Another race, another chapter in Ikee Rikako's phenomenal comeback story.
Ikee on Sunday (7 February) climbed the podium for the first time since returning to competition in August, finishing second in the 50-metre freestyle on the last day of the Japan Open.
After topping the heats in 25.06 seconds, Ikee clocked 24.91 in the final, losing by a touch to Omoto Rika (24.75) at the Tokyo Aquatics Centre. Igarashi Chihiro grabbed bronze with a 24.99 in what was an intense sprint to the wall.
Since her first meet back after beating leukemia on 29 August, Ikee has now shaved 1.41 off her time and come within 0.70 of the Japan record she owns.
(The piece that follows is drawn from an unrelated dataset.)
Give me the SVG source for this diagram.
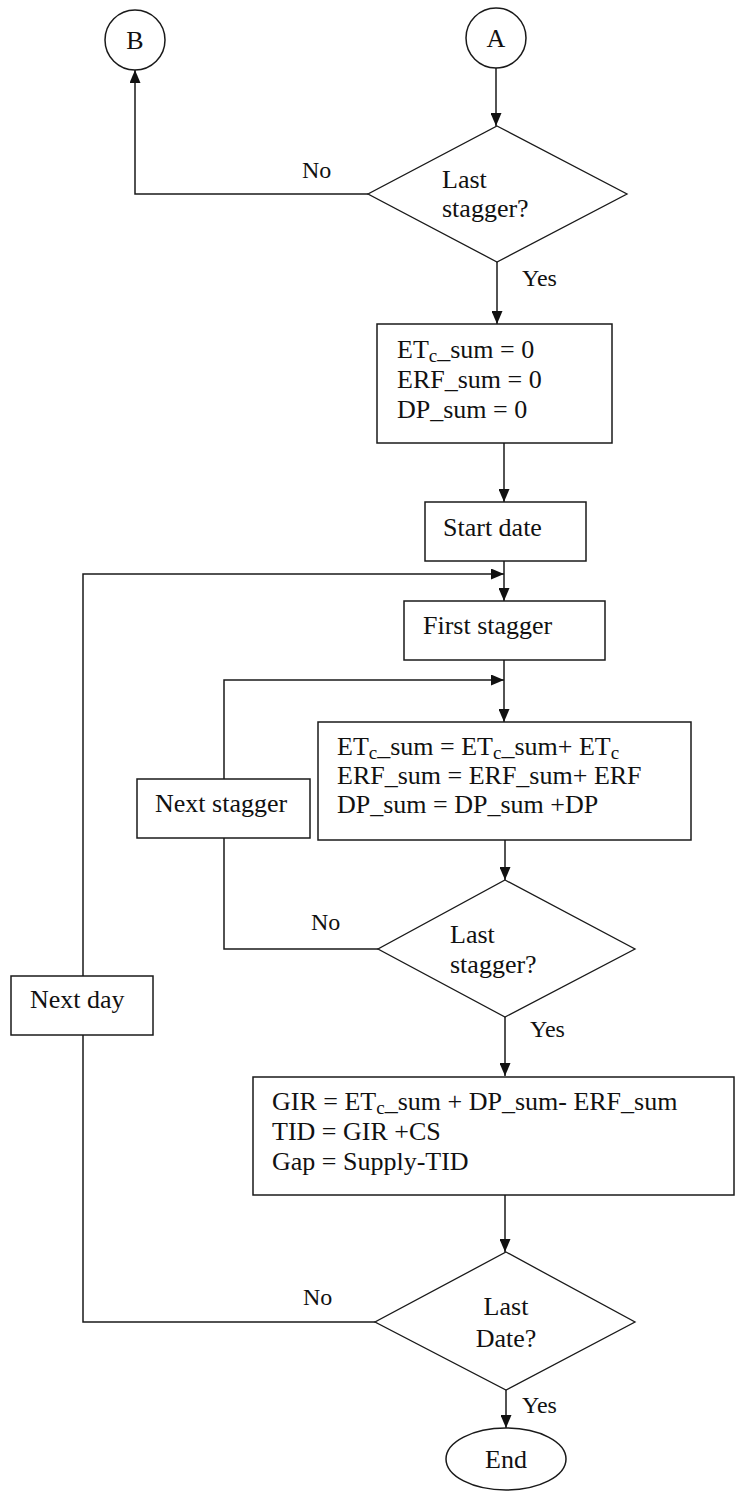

The Olympic qualifying standard in the women's 50 free is 24.46. The national championships/trials for the Tokyo 2020 Olympic Games are 3-10 April.
Sato Shoma edged Watanabe Ippei in a sizzling finale to the four-day meet in the men's 200 breaststroke, Sato again striking 2:06.
"I wasn’t expecting to be in the lead after qualifying", Ikee said.
"I was aiming for a 25.3 here and I attained that in the heats. Then I was even faster in the final so I’m happy with how things turned out.
"The race was super competitive. All three of us on the podium swam a 24 so considering how high the level was, I can live with second place. I feel like I’m getting a lot better.
"I’ve been practising with confidence, knowing the kind of time I'm capable. But I didn’t think I could manage a 24.91 here".
In no hurry
Her upper body looking noticeably stronger compared to a year ago, Ikee seems to be surpassing all expectations - even those of her own.
Improving with every meet, hopes of her making an improbable appearance at the Games this summer continue to rise.
Two weeks ago at the Kosuke Kitajima Cup, the 20-year-old posted a 55.35 in the 100, good enough to qualify her for the Olympic trials.
Ikee, however, tried to temper such buzz, insisting her realistic target remains Paris 2024.
In two weeks, the 2018 Asian Games MVP will swim the butterfly for the first time since coming back in a local meet in Tokyo.
"I’m not obsessing over the Tokyo Olympics", she said.
"I’m not competing this year with the Games as my goal, really. There’s just no need for me to rush.
"It hasn’t even been a year since I returned and I’m now only fractions of a second away from my personal best. I want to go faster.
"Winning in Japan does not guarantee you a thing on the world stage. If and when I’m ready to compete at that level, I’ll worry about it but I don't think I’m there yet".
Sato stealing Watanabe's thunder
On the eve of his 20th birthday, Sato unleashed a personal best of 2:06.74 in a convincing win over former world record-holder Watanabe.
While both were on pace to rewrite Anton Chukpov's world record turning into the last 50, it was the fearless teenager who held on for victory by 0.80 - and missing Watanabe's national record by 0.07.
Sato had become only the fourth swimmer in history to mark a 2:06 at the Kosuke Kitajima Cup, and was confident he could do it again this weekend. He was right.
"The personal best is nice but I missed the Japan record again", said Sato, who is not an international name like Watanabe - yet - but has clearly emerged as a legitimate gold-medal candidate for Japan. "It's not easy.
"I want to be able to consistently hit 2:06 and win the nationals".
Watanabe - who set the early pace with splits of 28.83 and 1:01.05 before fading - was visibly gutted by the defeat, vowing revenge at the trials.
"Sato has been consistently swimming a 2:06 and from what I can tell, he has the upside to swim even faster", he said. "But that's not an excuse for me to lose.
"My life depends on the trials. I think the world will be tuning into see what Sato and I do in April". - Watanabe Ippei
"I don't want to just make the team. I want to make the team by being No. 1."